| EXERCISE DETAILS |
For the copy, please give all of the data again exactly and leave the pictures out.

------

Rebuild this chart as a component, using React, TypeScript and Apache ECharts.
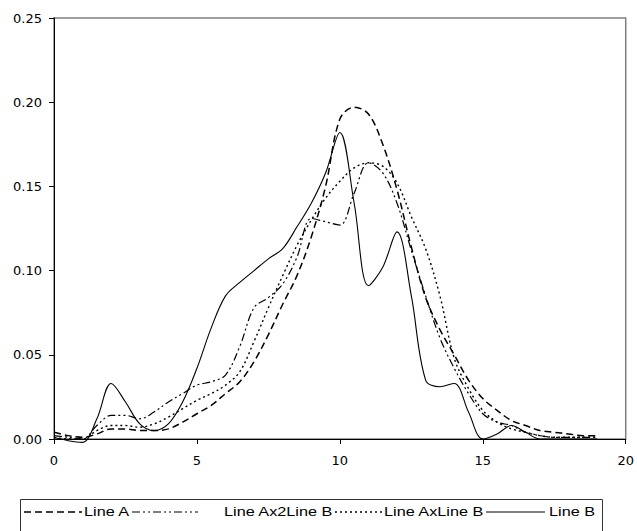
import React, { useEffect, useRef } from "react";
import * as echarts from "echarts";

const xValues = [
  0, 0.5, 1, 1.5, 2, 2.5, 3, 3.5, 4, 4.5, 5, 5.5, 6, 6.5, 7, 7.5, 8, 8.5, 9, 9.5,
  10, 10.5, 11, 11.5, 12, 12.5, 13, 13.5, 14, 14.5, 15, 15.5, 16, 16.5, 17, 17.5,
  18, 18.5, 19,
];

const lineA = [
  0.004, 0.002, 0.001, 0.003, 0.006, 0.006, 0.005, 0.005, 0.006, 0.01, 0.015,
  0.02, 0.027, 0.034, 0.046, 0.062, 0.08, 0.097, 0.12, 0.15, 0.19, 0.197, 0.193,
  0.175, 0.148, 0.114, 0.084, 0.065, 0.05, 0.035, 0.024, 0.017, 0.011, 0.008,
  0.005, 0.004, 0.003, 0.002, 0.002,
];

const lineAx2LineB = [
  0.002, 0.001, 0.0, 0.008, 0.014, 0.014, 0.012, 0.016, 0.022, 0.027, 0.032,
  0.034, 0.038, 0.055, 0.078, 0.084, 0.092, 0.108, 0.131, 0.129, 0.127, 0.146,
  0.164, 0.158, 0.14, 0.112, 0.085, 0.06, 0.042, 0.027, 0.015, 0.01, 0.008,
  0.004, 0.002, 0.001, 0.001, 0.001, 0.001,
];

const lineAxLineB = [
  0.001, 0.0, 0.0, 0.005, 0.008, 0.008, 0.007, 0.009, 0.013, 0.018, 0.023,
  0.027, 0.032, 0.04, 0.058, 0.078, 0.097, 0.115, 0.13, 0.143, 0.153, 0.161,
  0.164, 0.162, 0.152, 0.132, 0.113, 0.085, 0.048, 0.03, 0.017, 0.01, 0.006,
  0.004, 0.002, 0.001, 0.001, 0.001, 0.001,
];

const lineB = [
  0.001, -0.001, -0.002, 0.012, 0.033, 0.022, 0.009, 0.005, 0.009, 0.022, 0.042,
  0.066, 0.085, 0.093, 0.1, 0.107, 0.113, 0.126, 0.14, 0.158, 0.182, 0.14, 0.091,
  0.102, 0.123, 0.085, 0.035, 0.031, 0.033, 0.016, 0.0, 0.003, 0.008, 0.004,
  0.0, 0.0, 0.0, 0.0, 0.0,
];

const seriesNames = ["Line A", "Line Ax2Line B", "Line AxLine B", "Line B"];
const xTicks = { min: 0, max: 20, interval: 5 };
const yTicks = { min: 0, max: 0.25, interval: 0.05 };

const AXIS_FONT = "'DejaVu Sans', 'Liberation Sans', Arial, sans-serif";
const LEGEND_FONT = "'Liberation Sans', Arial, sans-serif";

const dashes: (number[] | "solid")[] = [
  [7, 4],
  [8, 3, 2, 3, 2, 3],
  [2, 3],
  "solid",
];
const widths = [1.5, 1.2, 1.4, 1.1];

export default function App() {
  const ref = useRef<HTMLDivElement>(null);
  useEffect(() => {
    if (!ref.current) return;
    const chart = echarts.init(ref.current, undefined, { renderer: "svg" });
    const allValues = [lineA, lineAx2LineB, lineAxLineB, lineB];

    const legendItems = [
      { x1: 24, x2: 82, tx: 84 },
      { x1: 132, x2: 198, tx: 224 },
      { x1: 335, x2: 382, tx: 384 },
      { x1: 486, x2: 545, tx: 549 },
    ];
    const legendY = 512;
    const graphic: any[] = [
      {
        type: "rect",
        shape: { x: 20.5, y: 499.5, width: 582, height: 40 },
        style: { fill: "#fff", stroke: "#333", lineWidth: 1 },
        silent: true,
      },
    ];
    legendItems.forEach((it, i) => {
      graphic.push({
        type: "line",
        shape: { x1: it.x1, y1: legendY, x2: it.x2, y2: legendY },
        style: {
          stroke: "#000",
          lineWidth: widths[i],
          lineDash: dashes[i] === "solid" ? null : (dashes[i] as number[]),
        },
        silent: true,
      });
      graphic.push({
        type: "text",
        x: it.tx,
        y: legendY,
        scaleX: 1.3,
        style: {
          text: seriesNames[i],
          font: `12.5px ${LEGEND_FONT}`,
          fill: "#000",
          verticalAlign: "middle",
          align: "left",
        },
        silent: true,
      });
    });

    chart.setOption({
      animation: false,
      backgroundColor: "#fff",
      grid: {
        left: 54,
        right: 6,
        top: 18,
        bottom: 92,
        show: true,
        borderColor: "#808080",
        borderWidth: 1.5,
      },
      xAxis: {
        type: "value",
        min: xTicks.min,
        max: xTicks.max,
        interval: xTicks.interval,
        axisLine: { show: true, onZero: false, lineStyle: { color: "#000", width: 1 } },
        axisTick: { show: true, inside: false, length: 5, lineStyle: { color: "#000" } },
        splitLine: { show: false },
        axisLabel: { color: "#000", fontFamily: AXIS_FONT, fontSize: 13, margin: 15 },
      },
      yAxis: {
        type: "value",
        min: yTicks.min,
        max: yTicks.max,
        interval: yTicks.interval,
        axisLine: { show: true, lineStyle: { color: "#000", width: 1 } },
        axisTick: { show: true, inside: false, length: 5, lineStyle: { color: "#000" } },
        splitLine: { show: false },
        axisLabel: {
          color: "#000",
          fontFamily: AXIS_FONT,
          fontSize: 13,
          margin: 12,
          formatter: (v: number) => v.toFixed(2),
        },
      },
      series: allValues.map((vals, i) => ({
        name: seriesNames[i],
        type: "line",
        data: vals.map((v, j) => [xValues[j], v]),
        smooth: 0.35,
        symbol: "none",
        clip: false,
        lineStyle: {
          color: "#000",
          width: widths[i],
          type: dashes[i],
        },
      })),
      graphic,
    });
    return () => chart.dispose();
  }, []);
  return <div ref={ref} style={{ width: 637, height: 531, position: "absolute", left: 0, top: 0 }} />;
}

------

| WORKED ANSWER |
Rebuild this chart as a component, using React, TypeScript and Apache ECharts.
import React, { useEffect, useRef } from "react";
import * as echarts from "echarts";

const xValues = [
  0, 0.5, 1, 1.5, 2, 2.5, 3, 3.5, 4, 4.5, 5, 5.5, 6, 6.5, 7, 7.5, 8, 8.5, 9, 9.5,
  10, 10.5, 11, 11.5, 12, 12.5, 13, 13.5, 14, 14.5, 15, 15.5, 16, 16.5, 17, 17.5,
  18, 18.5, 19,
];

const lineA = [
  0.004, 0.002, 0.001, 0.003, 0.006, 0.006, 0.005, 0.005, 0.006, 0.01, 0.015,
  0.02, 0.027, 0.034, 0.046, 0.062, 0.08, 0.097, 0.12, 0.15, 0.19, 0.197, 0.193,
  0.175, 0.148, 0.114, 0.084, 0.065, 0.05, 0.035, 0.024, 0.017, 0.011, 0.008,
  0.005, 0.004, 0.003, 0.002, 0.002,
];

const lineAx2LineB = [
  0.002, 0.001, 0.0, 0.008, 0.014, 0.014, 0.012, 0.016, 0.022, 0.027, 0.032,
  0.034, 0.038, 0.055, 0.078, 0.084, 0.092, 0.108, 0.131, 0.129, 0.127, 0.146,
  0.164, 0.158, 0.14, 0.112, 0.085, 0.06, 0.042, 0.027, 0.015, 0.01, 0.008,
  0.004, 0.002, 0.001, 0.001, 0.001, 0.001,
];

const lineAxLineB = [
  0.001, 0.0, 0.0, 0.005, 0.008, 0.008, 0.007, 0.009, 0.013, 0.018, 0.023,
  0.027, 0.032, 0.04, 0.058, 0.078, 0.097, 0.115, 0.13, 0.143, 0.153, 0.161,
  0.164, 0.162, 0.152, 0.132, 0.113, 0.085, 0.048, 0.03, 0.017, 0.01, 0.006,
  0.004, 0.002, 0.001, 0.001, 0.001, 0.001,
];

const lineB = [
  0.001, -0.001, -0.002, 0.012, 0.033, 0.022, 0.009, 0.005, 0.009, 0.022, 0.042,
  0.066, 0.085, 0.093, 0.1, 0.107, 0.113, 0.126, 0.14, 0.158, 0.182, 0.14, 0.091,
  0.102, 0.123, 0.085, 0.035, 0.031, 0.033, 0.016, 0.0, 0.003, 0.008, 0.004,
  0.0, 0.0, 0.0, 0.0, 0.0,
];

const seriesNames = ["Line A", "Line Ax2Line B", "Line AxLine B", "Line B"];
const xTicks = { min: 0, max: 20, interval: 5 };
const yTicks = { min: 0, max: 0.25, interval: 0.05 };

const AXIS_FONT = "'DejaVu Sans', 'Liberation Sans', Arial, sans-serif";
const LEGEND_FONT = "'Liberation Sans', Arial, sans-serif";

const dashes: (number[] | "solid")[] = [
  [7, 4],
  [8, 3, 2, 3, 2, 3],
  [2, 3],
  "solid",
];
const widths = [1.5, 1.2, 1.4, 1.1];

export default function App() {
  const ref = useRef<HTMLDivElement>(null);
  useEffect(() => {
    if (!ref.current) return;
    const chart = echarts.init(ref.current, undefined, { renderer: "svg" });
    const allValues = [lineA, lineAx2LineB, lineAxLineB, lineB];

    const legendItems = [
      { x1: 24, x2: 82, tx: 84 },
      { x1: 132, x2: 198, tx: 224 },
      { x1: 335, x2: 382, tx: 384 },
      { x1: 486, x2: 545, tx: 549 },
    ];
    const legendY = 512;
    const graphic: any[] = [
      {
        type: "rect",
        shape: { x: 20.5, y: 499.5, width: 582, height: 40 },
        style: { fill: "#fff", stroke: "#333", lineWidth: 1 },
        silent: true,
      },
    ];
    legendItems.forEach((it, i) => {
      graphic.push({
        type: "line",
        shape: { x1: it.x1, y1: legendY, x2: it.x2, y2: legendY },
        style: {
          stroke: "#000",
          lineWidth: widths[i],
          lineDash: dashes[i] === "solid" ? null : (dashes[i] as number[]),
        },
        silent: true,
      });
      graphic.push({
        type: "text",
        x: it.tx,
        y: legendY,
        scaleX: 1.3,
        style: {
          text: seriesNames[i],
          font: `12.5px ${LEGEND_FONT}`,
          fill: "#000",
          verticalAlign: "middle",
          align: "left",
        },
        silent: true,
      });
    });

    chart.setOption({
      animation: false,
      backgroundColor: "#fff",
      grid: {
        left: 54,
        right: 6,
        top: 18,
        bottom: 92,
        show: true,
        borderColor: "#808080",
        borderWidth: 1.5,
      },
      xAxis: {
        type: "value",
        min: xTicks.min,
        max: xTicks.max,
        interval: xTicks.interval,
        axisLine: { show: true, onZero: false, lineStyle: { color: "#000", width: 1 } },
        axisTick: { show: true, inside: false, length: 5, lineStyle: { color: "#000" } },
        splitLine: { show: false },
        axisLabel: { color: "#000", fontFamily: AXIS_FONT, fontSize: 13, margin: 15 },
      },
      yAxis: {
        type: "value",
        min: yTicks.min,
        max: yTicks.max,
        interval: yTicks.interval,
        axisLine: { show: true, lineStyle: { color: "#000", width: 1 } },
        axisTick: { show: true, inside: false, length: 5, lineStyle: { color: "#000" } },
        splitLine: { show: false },
        axisLabel: {
          color: "#000",
          fontFamily: AXIS_FONT,
          fontSize: 13,
          margin: 12,
          formatter: (v: number) => v.toFixed(2),
        },
      },
      series: allValues.map((vals, i) => ({
        name: seriesNames[i],
        type: "line",
        data: vals.map((v, j) => [xValues[j], v]),
        smooth: 0.35,
        symbol: "none",
        clip: false,
        lineStyle: {
          color: "#000",
          width: widths[i],
          type: dashes[i],
        },
      })),
      graphic,
    });
    return () => chart.dispose();
  }, []);
  return <div ref={ref} style={{ width: 637, height: 531, position: "absolute", left: 0, top: 0 }} />;
}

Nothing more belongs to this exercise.